SEILER, Senior Judge,

dissenting.

There is a conflict between what instruction no. 4 says is the burden of the state and what the prosecutor’s argument says it is. Instruction no. 4 tells the jury it is the burden of the state to prove guilt beyond a reasonable doubt. The argument found not erroneous by the court does not require the state to comply with instruction no. 4. The argument ignores the burden of the state. The argument says that so long as the jury thinks he did it and the thought is reasonable, he is guilty. The jury is not required to believe first that the state has proved defendant’s guilt beyond a reasonable doubt. How is the jury to choose between the law as declared by the instruction and the law as declared by the argument, particularly when the court overruled defendant’s objection to it?

*656The fact that the jury acquitted defendant of second degree murder does not remove the conflict which exists between the instruction and the argument. The jury could well have believed that whatever the prosecutor said about what it takes to establish guilt and to satisfy reasonable doubt applied to all else that defendant was charged with, including manslaughter.

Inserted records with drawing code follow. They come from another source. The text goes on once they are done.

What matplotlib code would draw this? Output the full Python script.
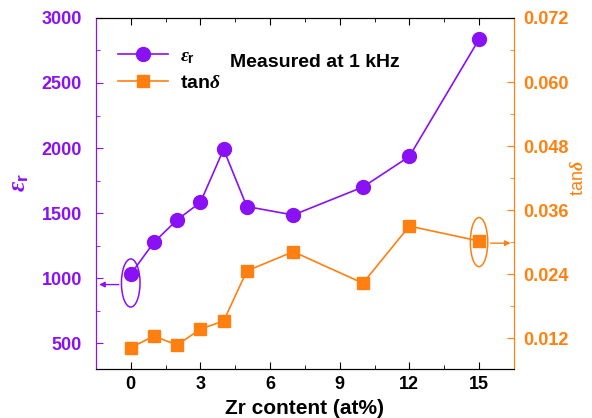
import matplotlib.pyplot as plt
from matplotlib.patches import Ellipse
from matplotlib.ticker import MultipleLocator

plt.rcParams['font.family'] = ['Liberation Sans', 'DejaVu Sans']
plt.rcParams['font.weight'] = 'bold'
plt.rcParams['mathtext.fontset'] = 'custom'
plt.rcParams['mathtext.rm'] = 'Liberation Sans:bold'
plt.rcParams['mathtext.it'] = 'Liberation Serif:italic'
plt.rcParams['mathtext.bf'] = 'Liberation Sans:bold'

purple = '#8A10F5'
orange = '#FF8010'

zr = [0, 1, 2, 3, 4, 5, 7, 10, 12, 15]
eps_r = [1030, 1275, 1448, 1582, 1990, 1550, 1485, 1700, 1935, 2836]
tan_d = [0.0102, 0.0124, 0.0107, 0.0137, 0.0152, 0.0246, 0.0282, 0.0223, 0.0330, 0.0302]

x_ticks = [0, 3, 6, 9, 12, 15]
eps_ticks = [500, 1000, 1500, 2000, 2500, 3000]
tan_ticks = [0.012, 0.024, 0.036, 0.048, 0.060, 0.072]

fig = plt.figure(figsize=(5.92, 4.18), dpi=100)
ax = fig.add_axes([0.162, 0.117, 0.706, 0.840])
ax2 = ax.twinx()

l1, = ax.plot(zr, eps_r, '-o', color=purple, lw=1.2, ms=10, label=r'$\varepsilon_\mathbf{r}$')
l2, = ax2.plot(zr, tan_d, '-s', color=orange, lw=1.2, ms=8.5, label=r'tan$\delta$')

ax.set_xlim(-1.5, 16.5)
ax.set_ylim(300, 3000)
ax2.set_ylim(0.0062, 0.072)
ax.set_xticks(x_ticks)
ax.set_yticks(eps_ticks)
ax2.set_yticks(tan_ticks)
ax2.set_yticklabels([f'{t:.3f}' for t in tan_ticks])
ax.xaxis.set_minor_locator(MultipleLocator(1.5))
ax.yaxis.set_minor_locator(MultipleLocator(250))
ax2.yaxis.set_minor_locator(MultipleLocator(0.006))

ax.tick_params(axis='x', which='both', direction='in', top=True, labelsize=13, colors='black', pad=5)
ax.tick_params(axis='x', which='major', length=5)
ax.tick_params(axis='x', which='minor', length=3)
ax.tick_params(axis='y', which='both', direction='in', colors=purple, labelsize=13, pad=10)
ax.tick_params(axis='y', which='major', length=5)
ax.tick_params(axis='y', which='minor', length=3)
ax2.tick_params(axis='y', which='both', direction='in', colors=orange, labelsize=13, pad=7)
ax2.tick_params(axis='y', which='major', length=5)
ax2.tick_params(axis='y', which='minor', length=3)

for a in (ax, ax2):
    a.spines['left'].set_color(purple)
    a.spines['right'].set_color(orange)
    a.spines['top'].set_color('black')
    a.spines['bottom'].set_color('black')

ax.set_xlabel('Zr content (at%)', fontsize=15, fontweight='bold')
ax.xaxis.set_label_coords(0.5, -0.085)
ax.set_ylabel(r'$\varepsilon_\mathbf{r}$', color=purple, fontsize=18)
ax.yaxis.set_label_coords(-0.155, 0.53)
ax2.set_ylabel(r'tan$\delta$', color=orange, fontsize=13, rotation=90)
ax2.yaxis.set_label_coords(1.135, 0.545)

# ellipses with arrows pointing to the matching axis
ax.add_patch(Ellipse((0, 962), 0.8, 370, fill=False, ec=purple, lw=1.1))
ax.annotate('', xy=(-1.48, 950), xytext=(-0.4, 950),
            arrowprops=dict(arrowstyle='-|>', color=purple, lw=1, mutation_scale=8))
ax2.add_patch(Ellipse((15, 0.0300), 0.75, 0.0092, fill=False, ec=orange, lw=1.1))
ax2.annotate('', xy=(16.48, 0.0298), xytext=(15.38, 0.0298),
             arrowprops=dict(arrowstyle='-|>', color=orange, lw=1, mutation_scale=8))

ax.text(0.32, 0.873, 'Measured at 1 kHz', transform=ax.transAxes,
        fontsize=14, fontweight='bold', va='center', ha='left')

ax.legend([l1, l2], [l1.get_label(), l2.get_label()], loc='upper left',
          frameon=False, fontsize=14, handlelength=2.6, labelspacing=0.45,
          handletextpad=0.6, bbox_to_anchor=(0.02, 0.955), borderaxespad=0.3)

fig.savefig('out.png', dpi=100)
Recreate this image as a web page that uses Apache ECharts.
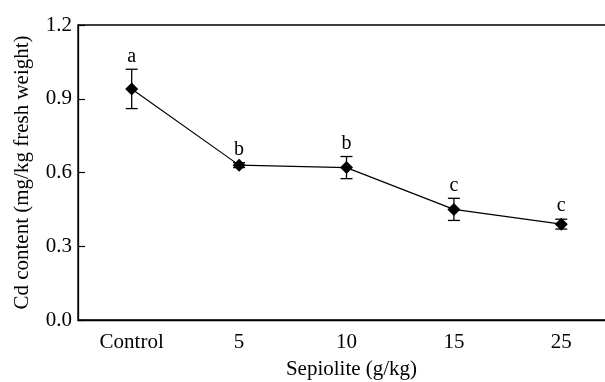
<!DOCTYPE html>
<html>
<head>
<meta charset="utf-8">
<script src="https://cdn.jsdelivr.net/npm/echarts@6/dist/echarts.min.js"></script>
<style>
  html, body { margin: 0; padding: 0; background: #fff; }
  #chart { width: 605px; height: 382px; }
</style>
</head>
<body>
<div id="chart"></div>
<script>
// Cd content vs sepiolite dose
const categories = ['Control', '5', '10', '15', '25'];
const cdMean = [0.94, 0.63, 0.62, 0.45, 0.39];
const cdErr = [0.08, 0.01, 0.045, 0.045, 0.02];
const sigLetters = ['a', 'b', 'b', 'c', 'c'];

const serif = '"Liberation Serif", "Times New Roman", serif';

const errData = categories.map((c, i) => [i, cdMean[i] - cdErr[i], cdMean[i] + cdErr[i]]);

const chart = echarts.init(document.getElementById('chart'));

chart.setOption({
  animation: false,
  backgroundColor: '#fff',
  grid: {
    left: 78,
    top: 25,
    width: 537,
    height: 295,
    outerBoundsMode: 'none',
    containLabel: false,
    show: true,
    borderColor: '#000',
    borderWidth: 1.3
  },
  xAxis: {
    type: 'category',
    data: categories,
    boundaryGap: true,
    name: 'Sepiolite (g/kg)',
    nameLocation: 'middle',
    nameGap: 39,
    nameTextStyle: { color: '#000', fontSize: 21, fontFamily: serif, padding: [0, 0, 0, 10] },
    axisLine: { lineStyle: { color: '#000', width: 1.3 } },
    axisTick: { inside: true, length: 7, lineStyle: { color: '#000', width: 1.2 } },
    axisLabel: { color: '#000', fontSize: 21, fontFamily: serif, margin: 12 },
    splitLine: { show: false }
  },
  yAxis: {
    type: 'value',
    min: 0,
    max: 1.2,
    interval: 0.3,
    name: 'Cd content (mg/kg fresh weight)',
    nameLocation: 'middle',
    nameGap: 45,
    nameTextStyle: { color: '#000', fontSize: 21, fontFamily: serif },
    axisLine: { show: true, lineStyle: { color: '#000', width: 1.3 } },
    axisTick: { show: true, inside: true, length: 7, lineStyle: { color: '#000', width: 1.2 } },
    axisLabel: {
      color: '#000', fontSize: 21, fontFamily: serif, margin: 6,
      formatter: v => v.toFixed(1)
    },
    splitLine: { show: false }
  },
  series: [
    {
      type: 'custom',
      z: 2,
      data: errData,
      renderItem: (params, api) => {
        const i = api.value(0);
        const lo = api.coord([i, api.value(1)]);
        const hi = api.coord([i, api.value(2)]);
        const cap = 6;
        const st = { stroke: '#000', lineWidth: 1.3 };
        return {
          type: 'group',
          children: [
            { type: 'line', shape: { x1: lo[0], y1: lo[1], x2: hi[0], y2: hi[1] }, style: st },
            { type: 'line', shape: { x1: hi[0] - cap, y1: hi[1], x2: hi[0] + cap, y2: hi[1] }, style: st },
            { type: 'line', shape: { x1: lo[0] - cap, y1: lo[1], x2: lo[0] + cap, y2: lo[1] }, style: st },
            {
              type: 'text',
              x: hi[0],
              y: hi[1] - 3,
              style: {
                text: sigLetters[i],
                fill: '#000',
                fontSize: 20,
                fontFamily: serif,
                align: 'center',
                verticalAlign: 'bottom'
              }
            }
          ]
        };
      }
    },
    {
      type: 'line',
      z: 3,
      data: cdMean,
      symbol: 'diamond',
      symbolSize: 13,
      itemStyle: { color: '#000' },
      lineStyle: { color: '#000', width: 1.2 }
    }
  ]
});
</script>
</body>
</html>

This is the third case in which the same assistant prosecutor has persisted in this type of treading on the edge of forbidden argument. We should put a stop to it now by reversing and remanding this case and making it plain that we mean what we say in the Notes on Use about not permitting the meaning of reasonable doubt to be elaborated upon or defined beyond the approved instruction. Otherwise we are embarking upon another never ending cat and mouse game where the prosecutors become increasingly venturesome and where by our refusal to call them to terms we encourage their efforts to gain a little additional advantage over what we have let them get by with the time before. Such an invitation is irresistible to prosecutors.

All this will accomplish is that cases involving questions of the propriety of arguments about reasonable doubt and what it takes to satisfy it will multiply and the appellate courts will spend more and more time in resolving each alleged transgression on a case by ease basis to determine whether the prosecutor’s conduct can be excused — either the courts must do that or succumb to the efforts to water down the presumption of innocence and the requirement of proof beyond a reasonable doubt. If anyone doubts the appellate effort which will be required, take a look at the time the courts have spent on deciding whether bold and persistent prosecutors have stepped over the line in their “direct versus indirect” references to the failure of the defendant to testify. An inordinate amount of judicial time is consumed in attempting to resolve such issues. Over ninety reported cases can readily be cited which involve in one form or another such arguments.

In my opinion this case, one of preserved error, is governed by State v. Jones, 615 S.W.2d 416 (Mo.1981). Here, as in Jones, the prosecutor told the jury that "... if you think he did it and the thought is reasonable, that’s reasonable doubt ...” As in Jones, the prosecutor “undertook to define reasonable doubt in wholly erroneous terms”. Id. at 420. Reasonable belief does not satisfy the requirement of proof beyond a reasonable doubt. As said earlier, the fact that the prosecutor was shooting for second degree murder does not render the argument harmless. The jury could just as well have believed the defendant was not guilty of second degree murder under the prosecutor’s definition of reasonable doubt, but that defendant was, under the definition, guilty of manslaughter. How can we, with confidence, declare otherwise?

State v. Burnfin, 606 S.W.2d 629 (Mo.1980) is distinguishable and is not controlling. The Bumfin case involved plain error, where under our rule, reversal must be found in manifest injustice or miscarriage of justice, neither of which was present in the case. In the case at bar the error is one of preserved error and reversal and remand does not require what was necessary to be found in Burn fin.

I respectfully dissent and would reverse and remand for a new trial.